[Ahmed Abdullah]

The hydration enthalpy of Fluoride ion is very high.
We know that HF react violently with Na-OH to form fluoride salt and water. The enthalpy of this reaction is greater than Neutralization enthalpy (H+ + OH-=H2O) of other acid base. That proves that the hydration enthalpy is sufficient enough to supply required energy for H-F bond breaking, beside producing extra heat.
So I don't understand why HF don't ionise in water, where hydration enthalpy is large enough to promote ionization.

[ATMyller]

HF is water soluble, but it doesn't ionizate because unlike all other hydrogen halogens it doesn't exist in monomolecular form. Instead it forms polymeric structures, chains that are kept together by hydrogen bonds between hydrogen and adjacent molecule's fluoride.

[vhpk]

No, I think that in water HF ionizates:
HF + H₂O --> H₃O⁺ + F^-
but after that
HF + F^- --> HF^2-
Almost acids ionizate in water to produce H³O⁺

[wilson]

I think ATMyller is right. HF is misible in water. And yes, it is a weak acid unlike other hydrogen halides because it does not dissociate (ionize) to an extent as large compared to HCl, HBr, HI.
Now here's your question, why is this so?

Actually, this is a more complicated process than simply hydration enthalpy of F-(g) to F-(aq).
Visualize this: HF is a very polar molecule with a very polar bond with high dipole moments due to fluorine as a very electronegative atom. The 3 lone pairs on the small fluorine atom also amplifies this effect. Thus, HF exist as polymeric chains in water due to strong hydrogen bonding with itself and water molecules. So note that HF does NOT exist as one molecule but a large chain with many water molecules.

Here,
You forgot about (1)the energy needed to separate the water molecules and the HF polymeric structures from hydrogen bonding to isolate just one molecule, (2)HF bond enthalpy to break the H-F bond, and (3)electron affinity of F, and ionisation energy of H to separate charges.
These are 3 other energy changes on top of hydration enthalpy which occurs after all the above.

Then on an overall, HF + H2O --> H3O+ + F- [LOW equilibrium constant]

So although hydration enthalpy is very favourable, you cannot draw a conclusion without considering other energy changes!

[wilson]

HF + H2O --> H3O+ + F-
To complete my answer (i forgot about your entire question), why the violent reaction and high heat of neutralization when HF is a weak acid?

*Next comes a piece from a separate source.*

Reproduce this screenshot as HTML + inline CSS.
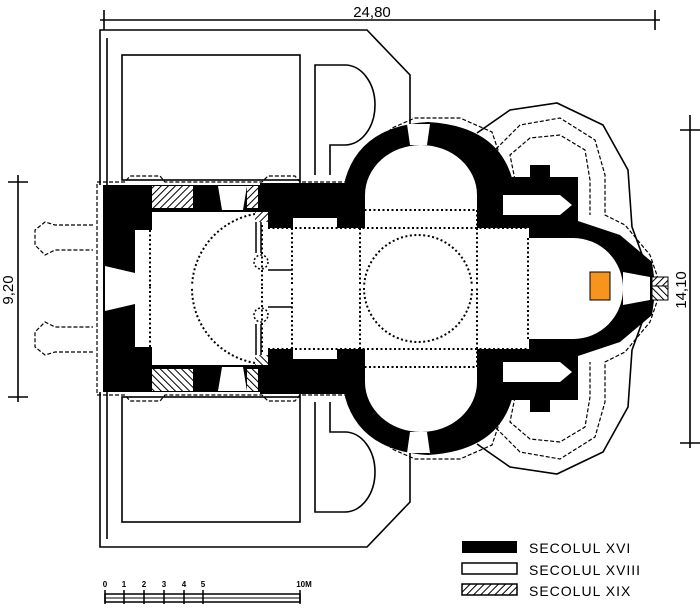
<!DOCTYPE html>
<html><head><style>html,body{margin:0;padding:0;background:#fff}svg{display:block}</style></head>
<body>
<svg width="700" height="609" viewBox="0 0 700 609" xmlns="http://www.w3.org/2000/svg" font-family="Liberation Sans, sans-serif">
<defs>
<pattern id="h" width="5" height="5" patternUnits="userSpaceOnUse" patternTransform="rotate(45)">
<rect width="5" height="5" fill="#fff"/><line x1="0" y1="0" x2="0" y2="5" stroke="#000" stroke-width="2"/></pattern>
<g id="half">
 <g fill="none" stroke="#000" stroke-width="1.6">
  <path d="M100,185 L100,30 L367,30 L410,75 L410,128"/>
  <path d="M107,185 L107,38"/>
  <rect x="122" y="55" width="178" height="125"/>
  <path d="M300,180 L300,186"/>
  <path d="M315,175 L315,65 L345,65 A30,40 0 0 1 345,145 L330,145 L330,175"/>
  <path d="M477,133 L510,110 L557,103 L603,125 L628,170 L632,227 L655,290"/>
 </g>
 <g fill="none" stroke="#000" stroke-width="1.2" stroke-dasharray="4,2">
  <path d="M97,290 L97,182 L125,182 L130,176 L160,176 L165,182 L262,182 L268,176 L295,176 L300,182 L365,182 L372,150 L392,128 L415,118 L460,118 L492,132 L503,165"/>
  <path d="M500,172 L495,150 L520,125 L560,118 L595,140 L605,175 L605,215 L625,225 L650,255 L662,290"/>
  <path d="M515,180 L510,155 L530,138 L560,135 L585,150 L590,180 L590,215"/>
  <path d="M93,225 L55,225 L45,222 L35,230 L35,245 L45,255 L55,250 L93,250"/>
 </g>
 <g fill="#000">
  <rect x="103" y="185" width="200" height="106"/>
  <rect x="260" y="183" width="105" height="108"/>
  <path d="M345,230 L345,180 Q360,126 428,122 Q497,126 512,178 L512,230 Z"/>
  <rect x="478" y="177" width="100" height="60"/>
  <rect x="530" y="165" width="20" height="15"/>
  <polygon points="528,218 575,220 620,235 652,262 656,291 528,291"/>
 </g>
 <g fill="#fff">
  <rect x="152" y="212" width="116" height="79"/>
  <rect x="135" y="230" width="18" height="61"/>
  <polygon points="105,266 135,273 135,291 105,291"/>
  <rect x="268" y="228" width="261" height="63"/>
  <rect x="293" y="218" width="44" height="11"/>
  <path d="M365,229 L365,195 A56,50 0 0 1 477,195 L477,229 Z"/>
  <path d="M528,238 L573,238 A50,50 0 0 1 623,288 L623,291 L528,291 Z"/>
  <rect x="503" y="195" width="57" height="20"/>
  <polygon points="560,195 572,205 560,215"/>
  <polygon points="218,186 247,186 243,210 222,210"/>
  <polygon points="407,124 430,124 427,145 410,145"/>
  <polygon points="623,272 650,277 650,291 623,291"/>
 </g>
 <rect x="152" y="186" width="41" height="22" fill="url(#h)"/>
 <rect x="247" y="186" width="11" height="22" fill="url(#h)"/>
 <rect x="255" y="212" width="13" height="10" fill="url(#h)"/>
 <rect x="652" y="277" width="16" height="14" fill="url(#h)" stroke="#000" stroke-width="1"/>
 <g fill="none" stroke="#000" stroke-width="2" stroke-dasharray="2,2.5">
  <path d="M255,214 A76,76 0 0 0 192,290"/>
  <path d="M364,289 A54,54 0 0 1 472,289"/>
  <path d="M268,228 L528,228"/>
  <path d="M360,210 L477,210"/>
  <path d="M292,228 L292,291"/>
  <path d="M360,210 L360,291"/>
  <path d="M477,210 L477,291"/>
  <path d="M528,238 L528,291"/>
  <path d="M150,230 L150,291"/>
  <path d="M262,225 L262,291"/>
 </g>
 <g fill="none" stroke="#000" stroke-width="1.5">
  <path d="M256,222 L256,253 M261,222 L261,253"/>
  <circle cx="261" cy="262" r="7" stroke-dasharray="2,2"/>
  <path d="M268,270 L292,270"/>
 </g>
</g>
</defs>
<use href="#half"/>
<use href="#half" transform="translate(0,577) scale(1,-1)"/>
<rect x="590" y="272" width="20" height="28" fill="#f7941d" stroke="#000" stroke-width="1"/>

<g stroke="#000" stroke-width="1.6" fill="none">
 <path d="M100,20 L660,20 M104,10 L104,30 M655,10 L655,30"/>
 <path d="M18,175 L18,402 M8,182 L28,182 M8,397 L28,397"/>
 <path d="M690,115 L690,448 M680,130 L700,130 M680,443 L700,443"/>
</g>
<text x="372" y="17" font-size="15" text-anchor="middle">24,80</text>
<text transform="translate(13,290) rotate(-90)" font-size="15" text-anchor="middle">9,20</text>
<text transform="translate(686,290) rotate(-90)" font-size="15" text-anchor="middle">14,10</text>

<rect x="462" y="541" width="55" height="12" fill="#000"/>
<rect x="462" y="563" width="55" height="11" fill="#fff" stroke="#000" stroke-width="1.5"/>
<rect x="462" y="584" width="55" height="11" fill="url(#h)" stroke="#000" stroke-width="1.5"/>
<g font-size="14" letter-spacing="1">
<text x="529" y="553">SECOLUL  XVI</text>
<text x="529" y="575">SECOLUL  XVIII</text>
<text x="529" y="596">SECOLUL  XIX</text>
</g>
<g stroke="#000" fill="none">
 <rect x="105" y="594" width="195" height="8" stroke-width="1.5"/>
 <path d="M105,598 L300,598" stroke-width="1"/>
 <path d="M105,590 L105,604 M124,590 L124,604 M144,590 L144,604 M164,590 L164,604 M184,590 L184,604 M203,590 L203,604 M300,590 L300,604" stroke-width="1.5"/>
</g>
<g font-size="8" font-weight="bold" text-anchor="middle">
<text x="105" y="587">0</text><text x="124" y="587">1</text><text x="144" y="587">2</text><text x="164" y="587">3</text><text x="184" y="587">4</text><text x="203" y="587">5</text><text x="304" y="587">10M</text>
</g>
</svg>
</body></html>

If moles of HF in solution is high enough (concentrated),
a disproportionation reaction takes place.

2HF ? H+ + FHF?

This is interesting, as we get more H+, and yet maintaining stability of the FHF- anion by independent hydrogen bonding of the F-H-F itself.

So
This interaction does not interfere with ionization of HF as the fluoride ion would-- I am not too sure how the entropy falls into place here, but I do know that the SMALL F atom will impose orderly arrangement of the water molecules by hydrogen bonding and increase entropy which is not favourable.